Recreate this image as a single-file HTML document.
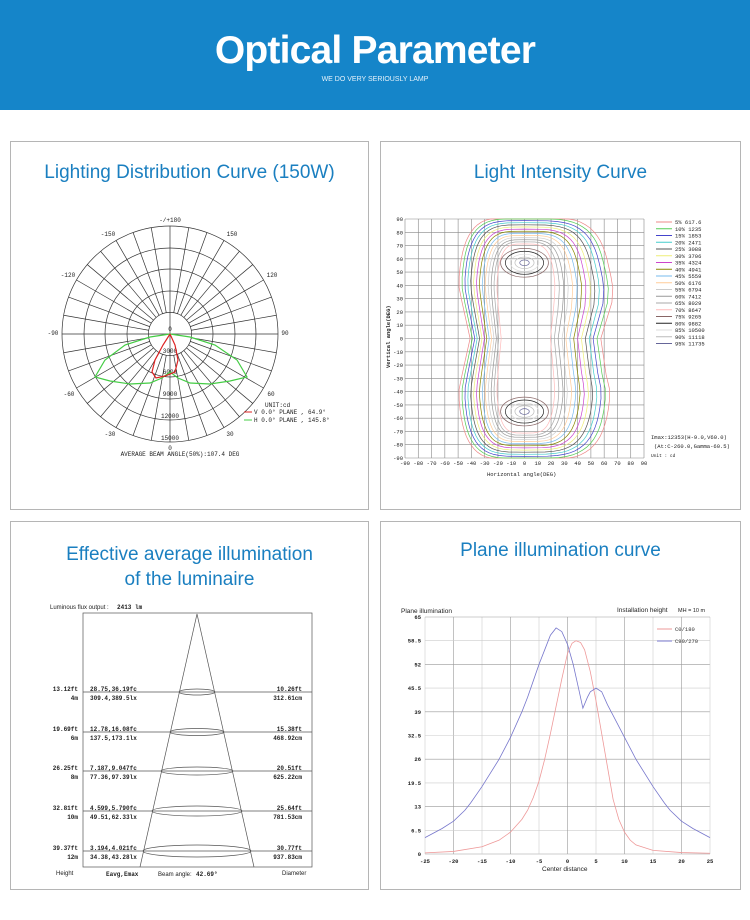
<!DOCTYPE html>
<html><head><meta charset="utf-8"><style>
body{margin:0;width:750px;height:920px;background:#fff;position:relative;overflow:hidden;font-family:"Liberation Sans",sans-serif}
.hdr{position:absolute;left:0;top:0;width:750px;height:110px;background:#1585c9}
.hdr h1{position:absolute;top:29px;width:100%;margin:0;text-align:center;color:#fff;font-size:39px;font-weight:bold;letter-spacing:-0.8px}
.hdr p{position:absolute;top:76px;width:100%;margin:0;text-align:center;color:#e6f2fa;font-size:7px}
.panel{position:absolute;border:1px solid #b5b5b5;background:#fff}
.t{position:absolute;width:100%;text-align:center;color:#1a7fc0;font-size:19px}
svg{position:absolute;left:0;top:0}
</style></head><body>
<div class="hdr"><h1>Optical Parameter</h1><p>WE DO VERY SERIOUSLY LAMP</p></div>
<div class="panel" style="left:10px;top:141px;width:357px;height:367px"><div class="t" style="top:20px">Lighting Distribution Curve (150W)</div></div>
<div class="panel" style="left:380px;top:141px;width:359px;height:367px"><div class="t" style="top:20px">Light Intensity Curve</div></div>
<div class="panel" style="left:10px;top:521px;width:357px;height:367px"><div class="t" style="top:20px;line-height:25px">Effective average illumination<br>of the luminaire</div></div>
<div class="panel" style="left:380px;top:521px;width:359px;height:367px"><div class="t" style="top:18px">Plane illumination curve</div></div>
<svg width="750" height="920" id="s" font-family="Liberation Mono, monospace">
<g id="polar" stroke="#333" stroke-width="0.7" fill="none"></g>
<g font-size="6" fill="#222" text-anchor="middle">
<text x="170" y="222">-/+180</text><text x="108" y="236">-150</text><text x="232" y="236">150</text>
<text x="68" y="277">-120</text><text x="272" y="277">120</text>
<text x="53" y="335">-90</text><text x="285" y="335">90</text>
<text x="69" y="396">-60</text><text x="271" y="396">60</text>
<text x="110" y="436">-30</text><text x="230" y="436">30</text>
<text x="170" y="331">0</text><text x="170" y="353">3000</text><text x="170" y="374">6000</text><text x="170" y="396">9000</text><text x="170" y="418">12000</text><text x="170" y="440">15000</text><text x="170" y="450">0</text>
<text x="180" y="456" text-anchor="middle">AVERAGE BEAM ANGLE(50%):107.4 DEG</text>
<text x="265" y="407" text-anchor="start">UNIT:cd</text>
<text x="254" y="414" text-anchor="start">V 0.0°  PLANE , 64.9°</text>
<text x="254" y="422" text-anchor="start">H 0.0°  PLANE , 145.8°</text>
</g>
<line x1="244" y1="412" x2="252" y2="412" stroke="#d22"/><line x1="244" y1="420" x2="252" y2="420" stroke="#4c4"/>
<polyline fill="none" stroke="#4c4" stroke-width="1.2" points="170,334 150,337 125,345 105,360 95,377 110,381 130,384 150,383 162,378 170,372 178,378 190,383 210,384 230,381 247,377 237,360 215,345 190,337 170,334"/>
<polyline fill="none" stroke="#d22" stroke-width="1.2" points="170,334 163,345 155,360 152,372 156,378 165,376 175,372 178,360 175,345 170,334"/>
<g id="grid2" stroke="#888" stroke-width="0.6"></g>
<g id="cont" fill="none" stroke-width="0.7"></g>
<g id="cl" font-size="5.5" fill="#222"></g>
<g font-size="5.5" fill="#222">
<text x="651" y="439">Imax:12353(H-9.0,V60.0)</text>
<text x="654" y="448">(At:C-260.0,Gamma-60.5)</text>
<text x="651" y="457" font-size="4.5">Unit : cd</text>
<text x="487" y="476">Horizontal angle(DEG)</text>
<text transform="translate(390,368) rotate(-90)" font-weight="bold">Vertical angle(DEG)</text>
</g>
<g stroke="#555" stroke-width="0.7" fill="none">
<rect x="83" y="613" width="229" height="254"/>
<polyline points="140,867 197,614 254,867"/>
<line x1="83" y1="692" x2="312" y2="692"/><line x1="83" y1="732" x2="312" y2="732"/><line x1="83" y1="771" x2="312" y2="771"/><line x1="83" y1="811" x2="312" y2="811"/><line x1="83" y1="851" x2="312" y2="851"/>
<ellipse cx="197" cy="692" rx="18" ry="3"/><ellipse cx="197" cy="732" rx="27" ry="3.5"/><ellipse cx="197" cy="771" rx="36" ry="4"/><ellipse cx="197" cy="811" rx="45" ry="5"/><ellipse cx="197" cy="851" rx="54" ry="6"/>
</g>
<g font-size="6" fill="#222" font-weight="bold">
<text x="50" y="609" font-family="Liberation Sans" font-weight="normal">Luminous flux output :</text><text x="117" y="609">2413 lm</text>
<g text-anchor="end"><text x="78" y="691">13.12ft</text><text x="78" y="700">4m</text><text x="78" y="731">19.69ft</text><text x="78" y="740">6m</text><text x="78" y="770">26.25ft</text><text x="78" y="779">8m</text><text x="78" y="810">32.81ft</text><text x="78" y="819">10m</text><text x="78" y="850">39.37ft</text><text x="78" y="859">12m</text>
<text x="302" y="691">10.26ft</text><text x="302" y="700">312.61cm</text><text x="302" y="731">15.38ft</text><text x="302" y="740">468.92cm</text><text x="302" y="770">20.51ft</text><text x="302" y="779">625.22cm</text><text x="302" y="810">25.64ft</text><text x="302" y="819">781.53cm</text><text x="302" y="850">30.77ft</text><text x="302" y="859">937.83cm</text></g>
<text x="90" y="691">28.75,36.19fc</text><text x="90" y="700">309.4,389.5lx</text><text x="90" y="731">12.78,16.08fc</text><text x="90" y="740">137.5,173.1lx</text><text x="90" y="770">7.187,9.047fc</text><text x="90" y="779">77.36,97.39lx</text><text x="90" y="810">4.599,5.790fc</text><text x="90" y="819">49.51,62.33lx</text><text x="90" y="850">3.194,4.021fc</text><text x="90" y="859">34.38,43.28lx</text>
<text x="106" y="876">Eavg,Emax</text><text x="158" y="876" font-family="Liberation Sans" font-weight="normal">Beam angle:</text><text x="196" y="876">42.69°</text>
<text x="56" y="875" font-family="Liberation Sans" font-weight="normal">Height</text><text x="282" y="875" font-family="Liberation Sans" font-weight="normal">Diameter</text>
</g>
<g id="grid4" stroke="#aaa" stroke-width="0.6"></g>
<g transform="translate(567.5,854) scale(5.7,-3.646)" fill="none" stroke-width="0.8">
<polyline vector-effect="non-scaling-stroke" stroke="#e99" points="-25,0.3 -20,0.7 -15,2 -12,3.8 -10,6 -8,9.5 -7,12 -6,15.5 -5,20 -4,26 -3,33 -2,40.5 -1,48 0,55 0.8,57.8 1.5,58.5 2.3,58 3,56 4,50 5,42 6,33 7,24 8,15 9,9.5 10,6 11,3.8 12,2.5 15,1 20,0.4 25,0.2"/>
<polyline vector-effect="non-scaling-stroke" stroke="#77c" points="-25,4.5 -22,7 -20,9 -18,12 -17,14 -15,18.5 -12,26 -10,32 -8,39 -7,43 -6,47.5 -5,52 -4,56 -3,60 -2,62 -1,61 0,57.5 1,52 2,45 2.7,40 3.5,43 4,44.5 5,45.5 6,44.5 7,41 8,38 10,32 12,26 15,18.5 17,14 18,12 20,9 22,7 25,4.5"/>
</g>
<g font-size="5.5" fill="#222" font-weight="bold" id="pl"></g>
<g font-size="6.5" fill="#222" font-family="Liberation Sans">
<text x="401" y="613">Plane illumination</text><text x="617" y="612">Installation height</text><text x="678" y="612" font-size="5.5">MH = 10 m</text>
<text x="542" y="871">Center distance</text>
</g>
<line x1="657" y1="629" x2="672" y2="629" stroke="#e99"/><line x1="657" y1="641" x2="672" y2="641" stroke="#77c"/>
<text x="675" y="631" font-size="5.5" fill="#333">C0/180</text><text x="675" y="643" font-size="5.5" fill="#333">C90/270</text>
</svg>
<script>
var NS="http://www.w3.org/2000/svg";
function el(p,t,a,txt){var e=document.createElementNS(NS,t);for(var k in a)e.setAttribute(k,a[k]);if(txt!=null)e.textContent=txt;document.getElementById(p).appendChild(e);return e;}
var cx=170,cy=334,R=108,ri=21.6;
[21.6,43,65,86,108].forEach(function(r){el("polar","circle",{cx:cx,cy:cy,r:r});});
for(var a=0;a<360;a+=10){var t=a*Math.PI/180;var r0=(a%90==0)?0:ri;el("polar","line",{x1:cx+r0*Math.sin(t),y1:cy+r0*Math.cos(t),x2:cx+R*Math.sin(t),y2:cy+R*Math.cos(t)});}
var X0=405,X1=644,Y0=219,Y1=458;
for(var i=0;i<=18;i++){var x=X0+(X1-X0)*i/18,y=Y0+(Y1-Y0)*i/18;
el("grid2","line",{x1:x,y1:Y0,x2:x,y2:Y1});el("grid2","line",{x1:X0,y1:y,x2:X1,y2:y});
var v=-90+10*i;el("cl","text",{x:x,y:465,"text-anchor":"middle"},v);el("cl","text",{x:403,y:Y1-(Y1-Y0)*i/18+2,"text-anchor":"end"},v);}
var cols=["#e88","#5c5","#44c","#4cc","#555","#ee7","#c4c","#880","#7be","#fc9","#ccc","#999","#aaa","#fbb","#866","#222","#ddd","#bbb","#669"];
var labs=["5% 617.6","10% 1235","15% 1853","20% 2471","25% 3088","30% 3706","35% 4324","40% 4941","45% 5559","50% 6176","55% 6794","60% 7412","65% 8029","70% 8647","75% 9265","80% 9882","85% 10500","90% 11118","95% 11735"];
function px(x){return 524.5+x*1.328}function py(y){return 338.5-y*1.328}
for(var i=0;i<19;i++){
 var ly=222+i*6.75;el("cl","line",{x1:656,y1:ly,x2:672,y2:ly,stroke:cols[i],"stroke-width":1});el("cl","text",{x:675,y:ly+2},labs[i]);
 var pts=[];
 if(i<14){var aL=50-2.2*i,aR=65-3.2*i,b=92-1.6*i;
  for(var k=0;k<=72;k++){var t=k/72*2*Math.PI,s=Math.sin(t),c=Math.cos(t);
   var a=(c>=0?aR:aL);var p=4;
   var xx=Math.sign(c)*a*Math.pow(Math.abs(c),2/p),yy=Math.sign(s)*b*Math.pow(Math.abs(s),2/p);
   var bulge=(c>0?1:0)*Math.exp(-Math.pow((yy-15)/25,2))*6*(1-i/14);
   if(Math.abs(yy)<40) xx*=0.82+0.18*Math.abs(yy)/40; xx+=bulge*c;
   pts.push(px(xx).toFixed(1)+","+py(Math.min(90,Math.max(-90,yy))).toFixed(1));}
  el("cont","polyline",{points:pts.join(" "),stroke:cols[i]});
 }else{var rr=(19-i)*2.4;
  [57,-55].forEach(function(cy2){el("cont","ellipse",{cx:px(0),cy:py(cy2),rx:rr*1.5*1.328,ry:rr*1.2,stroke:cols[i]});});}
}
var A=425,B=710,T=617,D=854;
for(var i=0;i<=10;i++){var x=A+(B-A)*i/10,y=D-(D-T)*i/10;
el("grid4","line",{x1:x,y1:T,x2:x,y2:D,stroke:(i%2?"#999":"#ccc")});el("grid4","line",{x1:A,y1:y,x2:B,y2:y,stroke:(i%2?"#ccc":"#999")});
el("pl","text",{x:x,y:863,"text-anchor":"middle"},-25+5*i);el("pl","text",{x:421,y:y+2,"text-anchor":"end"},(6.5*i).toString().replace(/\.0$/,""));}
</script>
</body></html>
--
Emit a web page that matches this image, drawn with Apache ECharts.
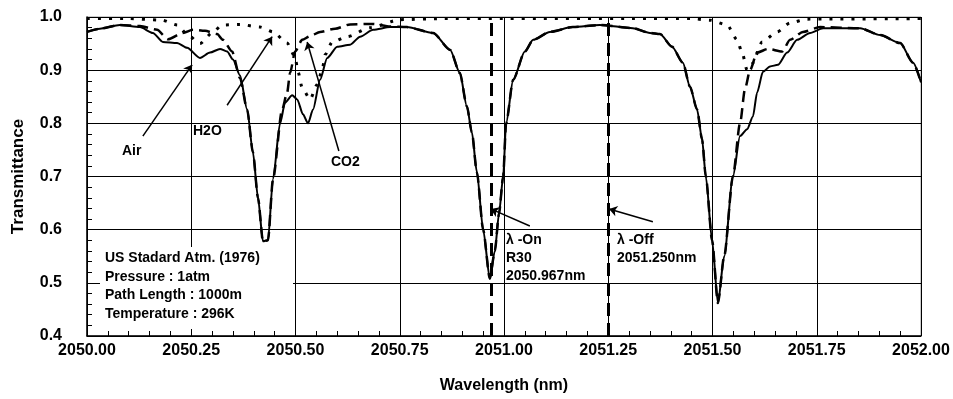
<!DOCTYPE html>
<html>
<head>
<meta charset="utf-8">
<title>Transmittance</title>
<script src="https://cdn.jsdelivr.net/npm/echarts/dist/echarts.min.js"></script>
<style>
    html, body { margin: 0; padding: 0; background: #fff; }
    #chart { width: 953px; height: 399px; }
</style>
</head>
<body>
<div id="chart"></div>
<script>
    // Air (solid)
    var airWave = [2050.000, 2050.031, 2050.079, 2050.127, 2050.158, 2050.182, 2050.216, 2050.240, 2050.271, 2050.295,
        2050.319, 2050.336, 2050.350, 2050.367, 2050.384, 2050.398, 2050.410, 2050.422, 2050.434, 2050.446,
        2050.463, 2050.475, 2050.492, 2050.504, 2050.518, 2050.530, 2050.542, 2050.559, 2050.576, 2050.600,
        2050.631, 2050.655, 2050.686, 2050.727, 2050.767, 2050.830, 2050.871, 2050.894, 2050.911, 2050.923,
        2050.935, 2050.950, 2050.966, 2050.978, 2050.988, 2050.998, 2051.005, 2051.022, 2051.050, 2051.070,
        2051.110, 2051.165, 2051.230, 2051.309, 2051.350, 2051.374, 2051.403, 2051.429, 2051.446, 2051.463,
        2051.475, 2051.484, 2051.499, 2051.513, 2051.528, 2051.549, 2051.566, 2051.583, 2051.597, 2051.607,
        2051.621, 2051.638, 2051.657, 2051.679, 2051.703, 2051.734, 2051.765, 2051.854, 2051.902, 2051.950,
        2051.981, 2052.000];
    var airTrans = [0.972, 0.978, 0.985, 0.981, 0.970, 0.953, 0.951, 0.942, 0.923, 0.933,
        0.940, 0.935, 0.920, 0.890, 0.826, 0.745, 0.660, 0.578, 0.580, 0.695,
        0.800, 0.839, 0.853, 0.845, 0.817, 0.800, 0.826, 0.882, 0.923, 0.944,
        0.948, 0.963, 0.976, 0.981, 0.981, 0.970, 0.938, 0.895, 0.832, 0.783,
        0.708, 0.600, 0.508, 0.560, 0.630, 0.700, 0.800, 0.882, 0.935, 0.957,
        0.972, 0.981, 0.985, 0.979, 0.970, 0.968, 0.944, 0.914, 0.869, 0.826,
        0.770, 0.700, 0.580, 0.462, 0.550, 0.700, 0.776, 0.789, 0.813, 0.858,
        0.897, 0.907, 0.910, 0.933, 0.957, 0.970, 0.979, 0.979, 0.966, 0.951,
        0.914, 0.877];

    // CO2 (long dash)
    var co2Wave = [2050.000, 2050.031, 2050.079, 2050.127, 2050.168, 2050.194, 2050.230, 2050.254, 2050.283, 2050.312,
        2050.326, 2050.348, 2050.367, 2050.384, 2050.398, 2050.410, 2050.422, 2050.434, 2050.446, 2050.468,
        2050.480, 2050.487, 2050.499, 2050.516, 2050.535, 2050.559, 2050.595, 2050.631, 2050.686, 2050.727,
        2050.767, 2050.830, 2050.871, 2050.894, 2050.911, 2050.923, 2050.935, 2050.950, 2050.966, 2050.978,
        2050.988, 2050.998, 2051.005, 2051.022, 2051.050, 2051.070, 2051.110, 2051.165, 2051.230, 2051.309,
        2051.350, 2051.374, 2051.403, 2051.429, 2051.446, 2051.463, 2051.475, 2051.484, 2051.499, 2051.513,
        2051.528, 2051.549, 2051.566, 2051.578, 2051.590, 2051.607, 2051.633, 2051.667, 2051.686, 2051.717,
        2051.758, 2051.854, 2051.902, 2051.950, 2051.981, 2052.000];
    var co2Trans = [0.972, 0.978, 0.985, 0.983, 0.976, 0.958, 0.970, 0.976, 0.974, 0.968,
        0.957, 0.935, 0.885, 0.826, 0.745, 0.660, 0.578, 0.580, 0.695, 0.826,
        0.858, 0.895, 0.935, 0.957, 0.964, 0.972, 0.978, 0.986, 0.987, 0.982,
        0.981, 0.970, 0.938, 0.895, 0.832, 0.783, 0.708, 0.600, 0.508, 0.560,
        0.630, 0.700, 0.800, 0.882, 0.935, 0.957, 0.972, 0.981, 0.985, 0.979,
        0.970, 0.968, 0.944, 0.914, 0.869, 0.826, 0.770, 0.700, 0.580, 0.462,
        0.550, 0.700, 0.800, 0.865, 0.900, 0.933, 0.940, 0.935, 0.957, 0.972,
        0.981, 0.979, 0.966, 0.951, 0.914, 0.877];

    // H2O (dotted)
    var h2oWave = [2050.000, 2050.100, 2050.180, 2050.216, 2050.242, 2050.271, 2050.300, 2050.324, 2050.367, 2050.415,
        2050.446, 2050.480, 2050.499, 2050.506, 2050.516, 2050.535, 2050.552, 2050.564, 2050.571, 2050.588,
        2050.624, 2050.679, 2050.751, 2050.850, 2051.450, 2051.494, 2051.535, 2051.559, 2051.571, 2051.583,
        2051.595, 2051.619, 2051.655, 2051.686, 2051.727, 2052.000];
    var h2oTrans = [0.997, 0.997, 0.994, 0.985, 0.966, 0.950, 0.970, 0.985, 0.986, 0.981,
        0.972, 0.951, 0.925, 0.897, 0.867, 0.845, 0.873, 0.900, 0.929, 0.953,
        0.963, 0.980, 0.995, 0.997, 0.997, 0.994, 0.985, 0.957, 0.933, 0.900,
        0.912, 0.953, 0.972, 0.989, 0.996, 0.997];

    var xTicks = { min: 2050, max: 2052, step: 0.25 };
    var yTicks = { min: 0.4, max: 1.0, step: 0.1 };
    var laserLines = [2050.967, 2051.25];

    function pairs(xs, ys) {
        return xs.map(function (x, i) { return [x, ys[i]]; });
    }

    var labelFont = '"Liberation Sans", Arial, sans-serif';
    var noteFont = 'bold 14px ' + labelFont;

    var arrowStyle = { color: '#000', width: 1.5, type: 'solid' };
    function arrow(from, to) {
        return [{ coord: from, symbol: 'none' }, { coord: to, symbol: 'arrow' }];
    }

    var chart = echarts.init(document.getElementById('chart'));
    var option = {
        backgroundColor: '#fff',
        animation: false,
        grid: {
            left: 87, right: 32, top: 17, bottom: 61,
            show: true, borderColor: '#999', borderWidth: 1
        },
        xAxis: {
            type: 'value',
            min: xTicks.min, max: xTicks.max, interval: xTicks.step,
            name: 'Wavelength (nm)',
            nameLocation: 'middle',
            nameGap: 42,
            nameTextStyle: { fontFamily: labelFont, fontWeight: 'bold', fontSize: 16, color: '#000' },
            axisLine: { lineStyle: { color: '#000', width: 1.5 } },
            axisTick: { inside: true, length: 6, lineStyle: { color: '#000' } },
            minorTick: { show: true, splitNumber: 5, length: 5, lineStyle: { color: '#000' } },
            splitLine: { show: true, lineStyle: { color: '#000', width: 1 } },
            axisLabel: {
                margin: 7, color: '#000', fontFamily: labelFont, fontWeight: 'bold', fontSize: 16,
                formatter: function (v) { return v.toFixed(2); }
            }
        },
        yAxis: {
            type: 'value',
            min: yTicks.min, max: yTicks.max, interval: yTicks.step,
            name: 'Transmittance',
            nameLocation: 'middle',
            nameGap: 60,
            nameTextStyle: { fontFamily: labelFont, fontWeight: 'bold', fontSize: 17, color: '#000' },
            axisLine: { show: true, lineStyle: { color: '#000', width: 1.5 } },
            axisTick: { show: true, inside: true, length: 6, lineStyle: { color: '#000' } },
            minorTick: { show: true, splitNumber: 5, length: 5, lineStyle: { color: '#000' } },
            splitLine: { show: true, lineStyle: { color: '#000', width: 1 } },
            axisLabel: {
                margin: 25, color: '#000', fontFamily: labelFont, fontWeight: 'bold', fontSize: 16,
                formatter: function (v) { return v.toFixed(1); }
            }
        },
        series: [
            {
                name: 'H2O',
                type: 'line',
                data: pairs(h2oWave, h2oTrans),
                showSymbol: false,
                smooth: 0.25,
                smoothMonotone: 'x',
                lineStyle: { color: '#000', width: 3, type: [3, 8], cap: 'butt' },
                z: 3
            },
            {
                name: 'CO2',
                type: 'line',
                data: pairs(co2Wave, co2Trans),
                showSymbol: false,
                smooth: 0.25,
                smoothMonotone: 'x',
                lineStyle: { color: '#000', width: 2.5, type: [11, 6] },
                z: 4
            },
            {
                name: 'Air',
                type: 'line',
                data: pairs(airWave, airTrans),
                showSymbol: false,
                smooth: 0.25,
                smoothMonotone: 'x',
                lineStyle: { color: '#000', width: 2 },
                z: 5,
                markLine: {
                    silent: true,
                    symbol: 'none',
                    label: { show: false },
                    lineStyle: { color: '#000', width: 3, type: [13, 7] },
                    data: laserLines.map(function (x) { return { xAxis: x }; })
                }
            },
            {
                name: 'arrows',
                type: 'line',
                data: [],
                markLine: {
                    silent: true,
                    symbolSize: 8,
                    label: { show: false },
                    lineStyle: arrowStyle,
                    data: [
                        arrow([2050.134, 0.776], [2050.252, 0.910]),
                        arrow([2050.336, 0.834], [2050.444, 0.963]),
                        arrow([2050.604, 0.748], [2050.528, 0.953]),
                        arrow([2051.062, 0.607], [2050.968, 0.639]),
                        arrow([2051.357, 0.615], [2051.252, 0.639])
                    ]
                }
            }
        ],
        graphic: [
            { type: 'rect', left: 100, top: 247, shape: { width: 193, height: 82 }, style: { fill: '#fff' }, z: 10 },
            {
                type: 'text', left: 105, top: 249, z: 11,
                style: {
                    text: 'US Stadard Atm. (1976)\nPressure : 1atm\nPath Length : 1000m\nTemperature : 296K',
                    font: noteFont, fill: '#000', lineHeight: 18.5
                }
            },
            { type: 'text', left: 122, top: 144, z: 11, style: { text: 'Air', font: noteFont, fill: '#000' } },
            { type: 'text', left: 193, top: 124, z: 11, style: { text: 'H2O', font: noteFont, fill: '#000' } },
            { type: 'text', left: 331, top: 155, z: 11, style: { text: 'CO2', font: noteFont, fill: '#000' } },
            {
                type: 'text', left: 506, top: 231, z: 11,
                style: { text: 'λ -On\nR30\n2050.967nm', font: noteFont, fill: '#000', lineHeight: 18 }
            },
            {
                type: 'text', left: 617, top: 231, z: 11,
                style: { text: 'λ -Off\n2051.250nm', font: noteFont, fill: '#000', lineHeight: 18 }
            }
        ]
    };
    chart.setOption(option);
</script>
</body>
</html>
==
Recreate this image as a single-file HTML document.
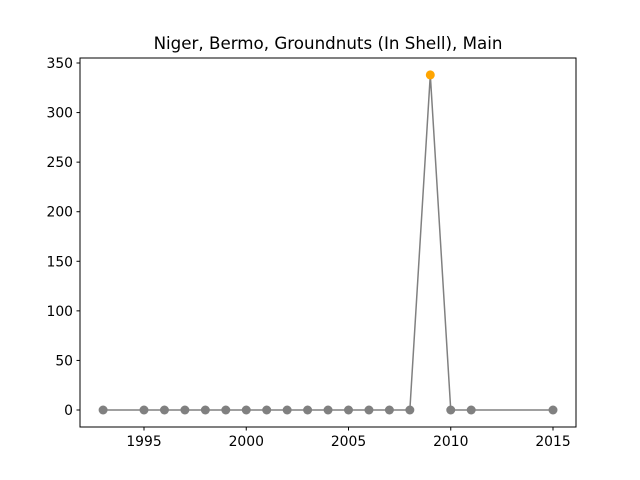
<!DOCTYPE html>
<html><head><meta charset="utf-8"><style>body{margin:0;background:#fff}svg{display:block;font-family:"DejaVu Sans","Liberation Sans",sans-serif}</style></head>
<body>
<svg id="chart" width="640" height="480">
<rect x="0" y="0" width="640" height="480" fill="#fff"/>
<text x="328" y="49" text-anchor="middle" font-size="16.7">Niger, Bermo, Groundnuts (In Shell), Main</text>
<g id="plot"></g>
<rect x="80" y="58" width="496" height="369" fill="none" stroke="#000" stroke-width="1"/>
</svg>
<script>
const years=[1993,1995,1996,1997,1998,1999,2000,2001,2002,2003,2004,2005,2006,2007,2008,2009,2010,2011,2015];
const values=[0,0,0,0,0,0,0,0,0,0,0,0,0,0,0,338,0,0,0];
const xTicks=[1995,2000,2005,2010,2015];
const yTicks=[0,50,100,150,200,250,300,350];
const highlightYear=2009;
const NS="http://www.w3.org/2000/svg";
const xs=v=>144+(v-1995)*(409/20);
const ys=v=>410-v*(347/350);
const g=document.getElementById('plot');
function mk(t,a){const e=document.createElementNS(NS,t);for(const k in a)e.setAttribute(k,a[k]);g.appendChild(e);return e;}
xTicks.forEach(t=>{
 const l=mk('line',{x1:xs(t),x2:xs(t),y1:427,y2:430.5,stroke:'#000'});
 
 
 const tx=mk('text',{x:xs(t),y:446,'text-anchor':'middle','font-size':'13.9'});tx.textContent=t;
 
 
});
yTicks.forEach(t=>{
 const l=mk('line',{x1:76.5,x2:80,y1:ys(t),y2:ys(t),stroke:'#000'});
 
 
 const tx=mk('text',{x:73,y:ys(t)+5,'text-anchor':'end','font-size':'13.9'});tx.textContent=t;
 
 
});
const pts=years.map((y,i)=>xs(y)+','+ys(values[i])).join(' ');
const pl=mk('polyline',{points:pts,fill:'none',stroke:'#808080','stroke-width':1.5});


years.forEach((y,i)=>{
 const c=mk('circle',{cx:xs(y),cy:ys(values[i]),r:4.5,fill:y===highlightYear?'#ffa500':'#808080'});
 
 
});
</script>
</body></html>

# WHAT THE TASK REQUIRES:
Your task is to list each line of the records with the word "document".

# TASK RESPONSE:
Recreate this image as a single-file HTML document.
function el(p,t,a,txt){var e=document.createElementNS(NS,t);for(var k in a)e.setAttribute(k,a[k]);if(txt!=null)e.textContent=txt;document.getElementById(p).appendChild(e);return e;}
    var chart = echarts.init(document.getElementById('chart'));
Recreate this image as a single-file HTML document.
const g=document.getElementById('plot');
function mk(t,a){const e=document.createElementNS(NS,t);for(const k in a)e.setAttribute(k,a[k]);g.appendChild(e);return e;}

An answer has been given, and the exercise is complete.